_Aim of the exercise_
Transcribe everything in the data word for word. Pictures are left out.

_Supplied data_
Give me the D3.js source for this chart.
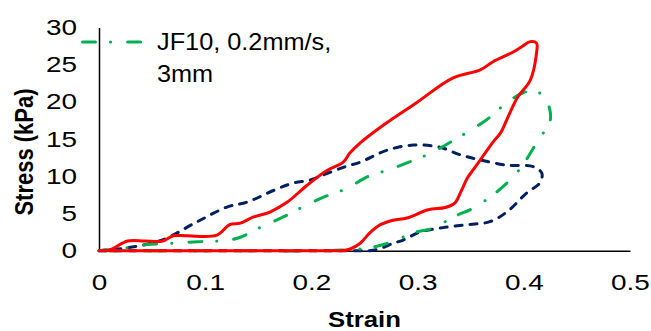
<!DOCTYPE html>
<html lang="en">
<head>
<meta charset="utf-8">
<script src="https://d3js.org/d3.v7.min.js"></script>
<style>
  body { margin: 0; background: #fff; }
  svg { display: block; font-family: "Liberation Sans", Arial, sans-serif; }
</style>
</head>
<body>
<script>
// values: strain (x) and stress in kPa (y), one loop per series
const redStrain  = [0, 0.010, 0.027, 0.043, 0.060, 0.070, 0.083, 0.111, 0.123, 0.133, 0.145, 0.161, 0.177, 0.196, 0.215, 0.230, 0.236, 0.246, 0.265, 0.299, 0.333, 0.359, 0.371, 0.390, 0.398, 0.406, 0.412, 0.412, 0.406, 0.394, 0.384, 0.378, 0.371, 0.362, 0.353, 0.347, 0.341, 0.335, 0.326, 0.310, 0.290, 0.277, 0.265, 0.255, 0.246, 0.236, 0.228, 0.218, 0.120, 0.020, 0.010];
const redStress  = [0, 0.1, 1.3, 1.3, 1.3, 2.0, 2.0, 2.1, 3.5, 3.7, 4.5, 5.2, 6.5, 8.8, 10.8, 11.9, 13.1, 14.5, 16.6, 19.9, 23.2, 24.3, 25.4, 26.7, 27.4, 28.1, 27.9, 26.6, 22.9, 20.6, 17.6, 15.8, 14.6, 12.8, 11.0, 9.8, 8.0, 6.4, 5.8, 5.5, 4.4, 4.1, 3.5, 2.4, 1.0, 0.2, 0, 0, 0, 0, 0];

const navyStrain = [0, 0.008, 0.027, 0.059, 0.090, 0.121, 0.139, 0.166, 0.183, 0.199, 0.215, 0.232, 0.246, 0.271, 0.296, 0.321, 0.340, 0.359, 0.384, 0.409, 0.417, 0.415, 0.403, 0.384, 0.368, 0.347, 0.324, 0.302, 0.286, 0.277, 0.265, 0.255, 0.245, 0.130, 0.010, 0];
const navyStress = [0, 0.1, 0.4, 1.4, 3.7, 5.9, 6.5, 8.2, 9.1, 9.5, 10.4, 11.3, 11.9, 13.5, 14.2, 13.9, 12.9, 12.2, 11.5, 11.3, 10.4, 9.1, 7.8, 5.2, 3.9, 3.5, 3.1, 2.5, 1.4, 1.0, 0.3, 0, 0, 0, 0, 0];

const greenStrain = [0, 0.027, 0.043, 0.070, 0.093, 0.112, 0.131, 0.153, 0.173, 0.192, 0.215, 0.234, 0.252, 0.271, 0.290, 0.312, 0.337, 0.365, 0.384, 0.399, 0.411, 0.422, 0.425, 0.420, 0.412, 0.399, 0.387, 0.371, 0.352, 0.333, 0.316, 0.296, 0.276, 0.255, 0.230, 0.215, 0.110, 0.010, 0];
const greenStress = [0, 0.4, 0.8, 1.0, 1.2, 1.3, 1.7, 3.2, 4.5, 5.9, 7.4, 8.4, 9.9, 10.8, 11.8, 13.1, 15.1, 17.6, 19.9, 21.2, 21.5, 20.0, 17.6, 16.2, 14.5, 11.5, 9.5, 7.5, 5.7, 4.5, 3.1, 2.4, 1.2, 0.4, 0.1, 0, 0, 0, 0];

const xTicks = [0, 0.1, 0.2, 0.3, 0.4, 0.5];
const yTicks = [0, 5, 10, 15, 20, 25, 30];
const legendLines = ["JF10, 0.2mm/s,", "3mm"];

const W = 651, H = 331;
const plot = {left: 99, right: 630, top: 27.5, bottom: 250.7};
const stretch = 1.27; // the picture's text is wider than plain Arial

const svg = d3.select("body").append("svg")
  .attr("width", W)
  .attr("height", H);

const x = d3.scaleLinear().domain([0, 0.5]).range([plot.left, plot.right]);
const y = d3.scaleLinear().domain([0, 30]).range([plot.bottom, plot.top]);

// axes, no tick marks
const xAxis = svg.append("g")
  .attr("transform", "translate(0," + plot.bottom + ")")
  .call(d3.axisBottom(x).tickValues(xTicks).tickSize(0).tickPadding(24)
    .tickFormat(d => d === 0 ? "0" : d3.format(".1f")(d)));
xAxis.select(".domain").attr("stroke", "#000").attr("stroke-width", 1.5);
xAxis.selectAll("text")
  .attr("font-size", 22).attr("fill", "#000")
  .attr("font-family", "Liberation Sans, Arial, sans-serif")
  .attr("transform", "scale(" + stretch + ",1)");

const yAxis = svg.append("g")
  .attr("transform", "translate(" + plot.left + ",0)")
  .call(d3.axisLeft(y).tickValues(yTicks).tickSize(0).tickPadding(22 / stretch));
yAxis.select(".domain").attr("stroke", "#000").attr("stroke-width", 1.5);
yAxis.selectAll("text")
  .attr("font-size", 22).attr("fill", "#000")
  .attr("font-family", "Liberation Sans, Arial, sans-serif")
  .attr("transform", "scale(" + stretch + ",1)");

// axis titles
svg.append("text")
  .attr("transform", "translate(" + ((plot.left + plot.right) / 2) + ",327) scale(1.17,1)")
  .attr("text-anchor", "middle")
  .attr("font-size", 22).attr("font-weight", "bold")
  .text("Strain");

svg.append("text")
  .attr("transform", "translate(33,152) scale(1.17,1) rotate(-90)")
  .attr("text-anchor", "middle")
  .attr("font-size", 22).attr("font-weight", "bold")
  .text("Stress (kPa)");

// curves
const line = d3.line()
  .x(d => x(d[0]))
  .y(d => y(d[1]))
  .curve(d3.curveCatmullRom.alpha(0.5));

const series = [
  {xs: navyStrain, ys: navyStress, color: "#002060", dash: "7,8"},
  {xs: greenStrain, ys: greenStress, color: "#00B050", dash: "13,15,0.1,17"},
  {xs: redStrain, ys: redStress, color: "#FF0000", dash: null}
];

series.forEach(function(s) {
  svg.append("path")
    .datum(d3.zip(s.xs, s.ys))
    .attr("d", line)
    .attr("fill", "none")
    .attr("stroke", s.color)
    .attr("stroke-width", 3)
    .attr("stroke-linecap", "round")
    .attr("stroke-linejoin", "round")
    .attr("stroke-dasharray", s.dash);
});

// legend (green series only)
svg.append("line")
  .attr("x1", 82.5).attr("x2", 142)
  .attr("y1", 42).attr("y2", 42)
  .attr("stroke", "#00B050")
  .attr("stroke-width", 3)
  .attr("stroke-linecap", "round")
  .attr("stroke-dasharray", "13,15,0.1,17");

legendLines.forEach(function(t, i) {
  svg.append("text")
    .attr("transform", "translate(157," + (50 + i * 32) + ") scale(1.1,1)")
    .attr("font-size", 23)
    .attr("fill", "#000")
    .text(t);
});
</script>
</body>
</html>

_Answer in full_
Give me the D3.js source for this chart.
<!DOCTYPE html>
<html lang="en">
<head>
<meta charset="utf-8">
<script src="https://d3js.org/d3.v7.min.js"></script>
<style>
  body { margin: 0; background: #fff; }
  svg { display: block; font-family: "Liberation Sans", Arial, sans-serif; }
</style>
</head>
<body>
<script>
// values: strain (x) and stress in kPa (y), one loop per series
const redStrain  = [0, 0.010, 0.027, 0.043, 0.060, 0.070, 0.083, 0.111, 0.123, 0.133, 0.145, 0.161, 0.177, 0.196, 0.215, 0.230, 0.236, 0.246, 0.265, 0.299, 0.333, 0.359, 0.371, 0.390, 0.398, 0.406, 0.412, 0.412, 0.406, 0.394, 0.384, 0.378, 0.371, 0.362, 0.353, 0.347, 0.341, 0.335, 0.326, 0.310, 0.290, 0.277, 0.265, 0.255, 0.246, 0.236, 0.228, 0.218, 0.120, 0.020, 0.010];
const redStress  = [0, 0.1, 1.3, 1.3, 1.3, 2.0, 2.0, 2.1, 3.5, 3.7, 4.5, 5.2, 6.5, 8.8, 10.8, 11.9, 13.1, 14.5, 16.6, 19.9, 23.2, 24.3, 25.4, 26.7, 27.4, 28.1, 27.9, 26.6, 22.9, 20.6, 17.6, 15.8, 14.6, 12.8, 11.0, 9.8, 8.0, 6.4, 5.8, 5.5, 4.4, 4.1, 3.5, 2.4, 1.0, 0.2, 0, 0, 0, 0, 0];

const navyStrain = [0, 0.008, 0.027, 0.059, 0.090, 0.121, 0.139, 0.166, 0.183, 0.199, 0.215, 0.232, 0.246, 0.271, 0.296, 0.321, 0.340, 0.359, 0.384, 0.409, 0.417, 0.415, 0.403, 0.384, 0.368, 0.347, 0.324, 0.302, 0.286, 0.277, 0.265, 0.255, 0.245, 0.130, 0.010, 0];
const navyStress = [0, 0.1, 0.4, 1.4, 3.7, 5.9, 6.5, 8.2, 9.1, 9.5, 10.4, 11.3, 11.9, 13.5, 14.2, 13.9, 12.9, 12.2, 11.5, 11.3, 10.4, 9.1, 7.8, 5.2, 3.9, 3.5, 3.1, 2.5, 1.4, 1.0, 0.3, 0, 0, 0, 0, 0];

const greenStrain = [0, 0.027, 0.043, 0.070, 0.093, 0.112, 0.131, 0.153, 0.173, 0.192, 0.215, 0.234, 0.252, 0.271, 0.290, 0.312, 0.337, 0.365, 0.384, 0.399, 0.411, 0.422, 0.425, 0.420, 0.412, 0.399, 0.387, 0.371, 0.352, 0.333, 0.316, 0.296, 0.276, 0.255, 0.230, 0.215, 0.110, 0.010, 0];
const greenStress = [0, 0.4, 0.8, 1.0, 1.2, 1.3, 1.7, 3.2, 4.5, 5.9, 7.4, 8.4, 9.9, 10.8, 11.8, 13.1, 15.1, 17.6, 19.9, 21.2, 21.5, 20.0, 17.6, 16.2, 14.5, 11.5, 9.5, 7.5, 5.7, 4.5, 3.1, 2.4, 1.2, 0.4, 0.1, 0, 0, 0, 0];

const xTicks = [0, 0.1, 0.2, 0.3, 0.4, 0.5];
const yTicks = [0, 5, 10, 15, 20, 25, 30];
const legendLines = ["JF10, 0.2mm/s,", "3mm"];

const W = 651, H = 331;
const plot = {left: 99, right: 630, top: 27.5, bottom: 250.7};
const stretch = 1.27; // the picture's text is wider than plain Arial

const svg = d3.select("body").append("svg")
  .attr("width", W)
  .attr("height", H);

const x = d3.scaleLinear().domain([0, 0.5]).range([plot.left, plot.right]);
const y = d3.scaleLinear().domain([0, 30]).range([plot.bottom, plot.top]);

// axes, no tick marks
const xAxis = svg.append("g")
  .attr("transform", "translate(0," + plot.bottom + ")")
  .call(d3.axisBottom(x).tickValues(xTicks).tickSize(0).tickPadding(24)
    .tickFormat(d => d === 0 ? "0" : d3.format(".1f")(d)));
xAxis.select(".domain").attr("stroke", "#000").attr("stroke-width", 1.5);
xAxis.selectAll("text")
  .attr("font-size", 22).attr("fill", "#000")
  .attr("font-family", "Liberation Sans, Arial, sans-serif")
  .attr("transform", "scale(" + stretch + ",1)");

const yAxis = svg.append("g")
  .attr("transform", "translate(" + plot.left + ",0)")
  .call(d3.axisLeft(y).tickValues(yTicks).tickSize(0).tickPadding(22 / stretch));
yAxis.select(".domain").attr("stroke", "#000").attr("stroke-width", 1.5);
yAxis.selectAll("text")
  .attr("font-size", 22).attr("fill", "#000")
  .attr("font-family", "Liberation Sans, Arial, sans-serif")
  .attr("transform", "scale(" + stretch + ",1)");

// axis titles
svg.append("text")
  .attr("transform", "translate(" + ((plot.left + plot.right) / 2) + ",327) scale(1.17,1)")
  .attr("text-anchor", "middle")
  .attr("font-size", 22).attr("font-weight", "bold")
  .text("Strain");

svg.append("text")
  .attr("transform", "translate(33,152) scale(1.17,1) rotate(-90)")
  .attr("text-anchor", "middle")
  .attr("font-size", 22).attr("font-weight", "bold")
  .text("Stress (kPa)");

// curves
const line = d3.line()
  .x(d => x(d[0]))
  .y(d => y(d[1]))
  .curve(d3.curveCatmullRom.alpha(0.5));

const series = [
  {xs: navyStrain, ys: navyStress, color: "#002060", dash: "7,8"},
  {xs: greenStrain, ys: greenStress, color: "#00B050", dash: "13,15,0.1,17"},
  {xs: redStrain, ys: redStress, color: "#FF0000", dash: null}
];

series.forEach(function(s) {
  svg.append("path")
    .datum(d3.zip(s.xs, s.ys))
    .attr("d", line)
    .attr("fill", "none")
    .attr("stroke", s.color)
    .attr("stroke-width", 3)
    .attr("stroke-linecap", "round")
    .attr("stroke-linejoin", "round")
    .attr("stroke-dasharray", s.dash);
});

// legend (green series only)
svg.append("line")
  .attr("x1", 82.5).attr("x2", 142)
  .attr("y1", 42).attr("y2", 42)
  .attr("stroke", "#00B050")
  .attr("stroke-width", 3)
  .attr("stroke-linecap", "round")
  .attr("stroke-dasharray", "13,15,0.1,17");

legendLines.forEach(function(t, i) {
  svg.append("text")
    .attr("transform", "translate(157," + (50 + i * 32) + ") scale(1.1,1)")
    .attr("font-size", 23)
    .attr("fill", "#000")
    .text(t);
});
</script>
</body>
</html>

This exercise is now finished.